June West Texas Intermediate crude was off by a penny at $68.18 a barrel on the New York Mercantile Exchange, following Wednesday’s 0.5% climb. Global benchmark June Brent was flat at $73.88 a barrel on ICE Futures Europe.

Sanctions on Iran were relaxed in January 2016 as part of an international agreement to curb the country’s nuclear program. Iran now exports around 2.5 million barrels a day of crude oil, said Robert Yawger, director of oil futures at Mizuho. If the U.S. abandons the agreement and renews sanctions, Iran’s are expected to fall by 350,000 to 500,000 barrels a day.

The prospect of the U.S. abandoning the nuclear deal is among several factors cited for a rally that’s lifted the U.S. benchmark from a 2018 low just below $60 a barrel in mid-February to a nearly 3 1/2 year high shy of $70 a barrel this month. Strong global demand and efforts by the Organization of the Petroleum Exporting Countries, or OPEC, to limit production have also played a role, offsetting growing output by U.S. shale producers.

The price of Brent earlier this week breached the symbolic $75-a-barrel threshold for the first time since late 2014.

“The market is still dominated by the question of whether U.S. President Trump will revoke the nuclear agreement with Iran in mid-May and impose new sanctions against Iran,” according to analysts at Commerzbank. “The oil price should not fall in any significant way until the question of renewed Iran sanctions has been resolved,” the analysts wrote in a daily note Friday.

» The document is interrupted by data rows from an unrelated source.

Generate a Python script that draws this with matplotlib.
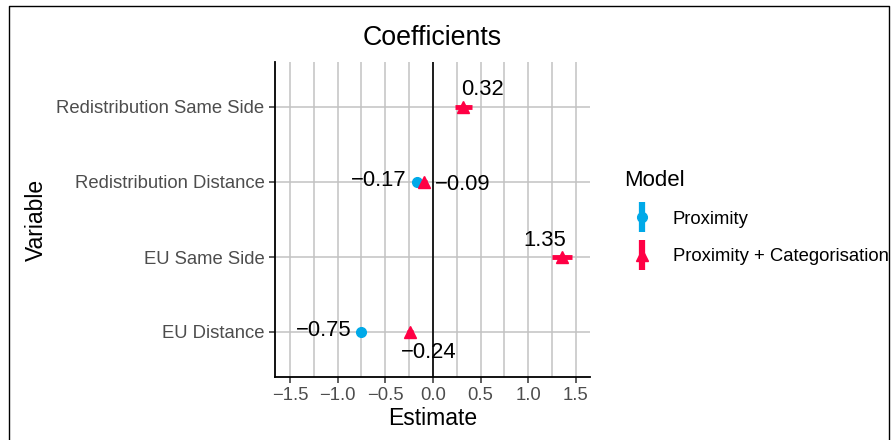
import matplotlib
matplotlib.use("Agg")
import matplotlib.pyplot as plt
from matplotlib.lines import Line2D
from matplotlib.legend_handler import HandlerTuple
import numpy as np

plt.rcParams['font.family'] = ['Liberation Sans', 'DejaVu Sans']

# ---- data ----
variables = ["EU Distance", "EU Same Side", "Redistribution Distance", "Redistribution Same Side"]

prox_vars = ["Redistribution Distance", "EU Distance"]
prox_est = [-0.17, -0.75]
prox_lo = [-0.19, -0.77]
prox_hi = [-0.15, -0.73]

cat_vars = ["Redistribution Same Side", "Redistribution Distance", "EU Same Side", "EU Distance"]
cat_est = [0.32, -0.09, 1.35, -0.24]
cat_lo = [0.23, -0.12, 1.25, -0.27]
cat_hi = [0.41, -0.06, 1.46, -0.21]

x_ticks = [-1.5, -1.0, -0.5, 0.0, 0.5, 1.0, 1.5]
x_tick_labels = ["\u22121.5", "\u22121.0", "\u22120.5", "0.0", "0.5", "1.0", "1.5"]

# label offsets in pixels (ggrepel-like placement)
prox_offsets = [(-10, 1, "right"), (-10, 2, "right")]
cat_offsets = [(19, 17, "center"), (11, -3, "left"), (-17, 17, "center"), (19, -20, "center")]

BLUE = "#00A9E8"
RED = "#FF0044"

fig = plt.figure(figsize=(8.91, 4.4), dpi=100)
ax = fig.add_axes([275 / 891, 1 - 377 / 440, 315 / 891, 315 / 440])

ypos = {v: i + 1 for i, v in enumerate(variables)}
py = [ypos[v] for v in prox_vars]
cy = [ypos[v] for v in cat_vars]

# grid
ax.set_xticks(x_ticks)
ax.set_xticklabels(x_tick_labels)
ax.set_xticks(np.arange(-1.75, 1.76, 0.5), minor=True)
ax.set_yticks(list(ypos.values()))
ax.set_yticklabels(variables)
ax.grid(True, which="both", axis="x", color="#c2c2c2", lw=1.1, zorder=0)
ax.grid(True, which="major", axis="y", color="#c2c2c2", lw=1.1, zorder=0)
ax.tick_params(axis="x", which="minor", length=0)
ax.axvline(0, color="black", lw=1.2, zorder=1)

# points with intervals
ax.hlines(py, prox_lo, prox_hi, color=BLUE, lw=3, zorder=3)
ax.plot(prox_est, py, "o", color=BLUE, ms=7, zorder=4)
ax.hlines(cy, cat_lo, cat_hi, color=RED, lw=3.5, zorder=3)
ax.plot(cat_est, cy, "^", color=RED, ms=9, zorder=4)

for x, y, (dx, dy, ha) in zip(prox_est, py, prox_offsets):
    ax.annotate(f"{x:.2f}".replace("-", "\u2212"), (x, y), xytext=(dx, dy),
                textcoords="offset pixels", ha=ha, va="center", fontsize=15.8, zorder=5)
for x, y, (dx, dy, ha) in zip(cat_est, cy, cat_offsets):
    ax.annotate(f"{x:.2f}".replace("-", "\u2212"), (x, y), xytext=(dx, dy),
                textcoords="offset pixels", ha=ha, va="center", fontsize=15.8, zorder=5)

ax.set_xlim(-1.657, 1.647)
ax.set_ylim(0.4, 4.6)

for s in ["top", "right"]:
    ax.spines[s].set_visible(False)
for s in ["left", "bottom"]:
    ax.spines[s].set_linewidth(1.3)
ax.tick_params(axis="both", which="major", labelsize=13.3, labelcolor="#4d4d4d",
               length=4, width=1.1, color="#333333")
ax.set_axisbelow(True)

ax.set_title("Coefficients", fontsize=19.3, pad=12)
ax.set_xlabel("Estimate", fontsize=16.5)
ax.set_ylabel("Variable", fontsize=16.5)
ax.xaxis.set_label_coords(0.5, -0.095)
ax.yaxis.set_label_coords(-0.72, 0.5)

# legend
h_prox = (Line2D([], [], marker="|", ms=22, mew=4.5, color=BLUE, ls="none"),
          Line2D([], [], marker="o", ms=7, color=BLUE, ls="none"))
h_cat = (Line2D([], [], marker="|", ms=22, mew=4.5, color=RED, ls="none"),
         Line2D([], [], marker="^", ms=9, color=RED, ls="none"))
leg = fig.legend([h_prox, h_cat], ["Proximity", "Proximity + Categorisation"],
                 handler_map={tuple: HandlerTuple(ndivide=1)},
                 loc="upper left", bbox_to_anchor=(607 / 891, 1 - 153 / 440),
                 frameon=False, title="Model", fontsize=13.3, title_fontsize=16,
                 alignment="left", handlelength=2.0, handletextpad=0.65,
                 labelspacing=1.1)

# outer frame
fx = [9 / 891, 9 / 891, 889 / 891, 889 / 891]
fy = [0, 1 - 6 / 440, 1 - 6 / 440, 0]
fig.add_artist(Line2D(fx, fy, transform=fig.transFigure, color="black", lw=1))

fig.savefig("out.png", dpi=100)
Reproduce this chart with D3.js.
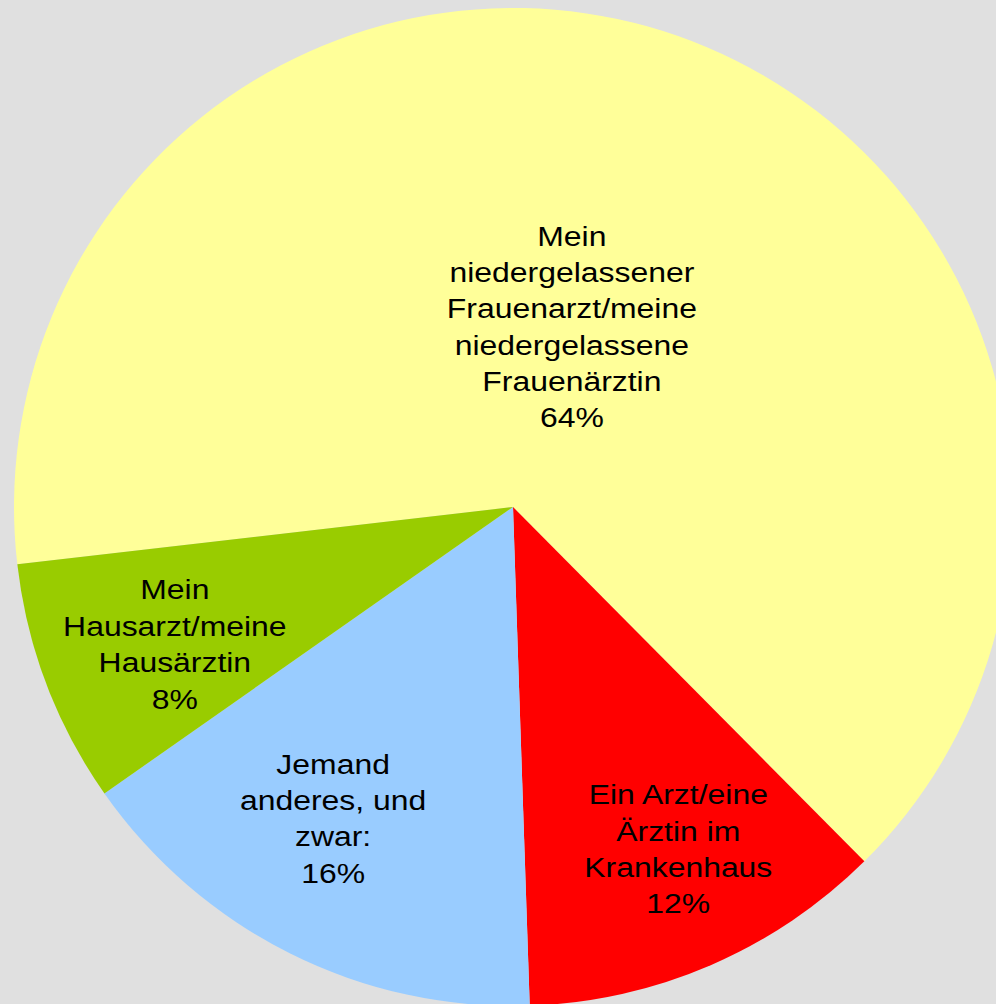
<!DOCTYPE html>
<html>
<head>
<meta charset="utf-8">
<script src="https://cdn.jsdelivr.net/npm/d3@7"></script>
<style>
  html, body { margin: 0; padding: 0; background: #e0e0e0; overflow: hidden; }
  #plot { width: 996px; height: 1004px; }
  text { font-family: "Liberation Sans", Arial, sans-serif; }
</style>
</head>
<body>
<div id="plot"></div>
<script>
// chart data
const categories = [
    "Mein\nniedergelassener\nFrauenarzt/meine\nniedergelassene\nFrauenärztin",
    "Ein Arzt/eine\nÄrztin im\nKrankenhaus",
    "Jemand\nanderes, und\nzwar:",
    "Mein\nHausarzt/meine\nHausärztin"
];
const values = [64.4, 11.9, 15.8, 7.9];
const colors = ["#ffff99", "#ff0000", "#99ccff", "#99cc00"];

var plotDiv = document.getElementById("plot");
var width = plotDiv.clientWidth;
var height = plotDiv.clientHeight;

const cx = 513, cy = 507, radius = 499;

const svg = d3.select("#plot")
    .append("svg")
    .attr("width", width)
    .attr("height", height);

svg.append("rect")
    .attr("width", width)
    .attr("height", height)
    .attr("fill", "#e0e0e0");

const g = svg.append("g")
    .attr("transform", "translate(" + cx + "," + cy + ")");

const data = categories.map((c, i) => ({name: c, value: values[i], color: colors[i]}));

const startA = -96.6 * Math.PI / 180;
const pie = d3.pie()
    .sort(null)
    .value(d => d.value)
    .startAngle(startA)
    .endAngle(startA + 2 * Math.PI);

const arcs = pie(data);

const arc = d3.arc()
    .innerRadius(0)
    .outerRadius(radius);

g.selectAll("path.slice")
    .data(arcs)
    .enter()
    .append("path")
    .attr("class", "slice")
    .attr("d", arc)
    .attr("fill", d => d.data.color);

// labels: big slice closer to the centre, small nudges to match layout
const lh = 36.4;
const nudge = [[-4, -1], [19, 3], [-15, -19], [7, 6]];
const labels = g.selectAll("text.lbl")
    .data(arcs)
    .enter()
    .append("text")
    .attr("class", "lbl")
    .attr("text-anchor", "middle")
    .attr("font-size", "28px")
    .attr("fill", "#000")
    .attr("transform", (d, i) => {
        const r = d.data.value > 50 ? 190 : 0.74 * radius;
        const a = (d.startAngle + d.endAngle) / 2;
        return "translate(" + (r * Math.sin(a) + nudge[i][0]) + "," + (-r * Math.cos(a) + nudge[i][1]) + ") scale(1.14,1)";
    });

labels.each(function(d) {
    const lines = d.data.name.split("\n").concat([Math.round(d.data.value) + "%"]);
    const off = -(lines.length - 1) / 2 * lh;
    d3.select(this).selectAll("tspan")
        .data(lines)
        .enter()
        .append("tspan")
        .attr("x", 0)
        .attr("y", (l, i) => off + i * lh)
        .attr("dy", "0.35em")
        .text(l => l);
});
</script>
</body>
</html>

German Chancellor Angela Merkel is due in Washington on Friday, where she is expected to urge Trump to stick to the Iran agreement. French President Emmanuel Macron brought a similar message to the White House earlier this week, with apparently limited success.

Traders are also looking ahead to weekly U.S. oil rig data out Friday from Baker Hughes, a key metric for activity in the sector.

Among other energy contracts, June gasoline  rose 0.55 cent, or 0.3%, to $2.1221 a gallon, while June heating oil  fell 0.44 cent, or 0.2%, to $2.1372 a gallon. June natural-gas futures  fell 6 cents to $2.779, a decline of 2.1%.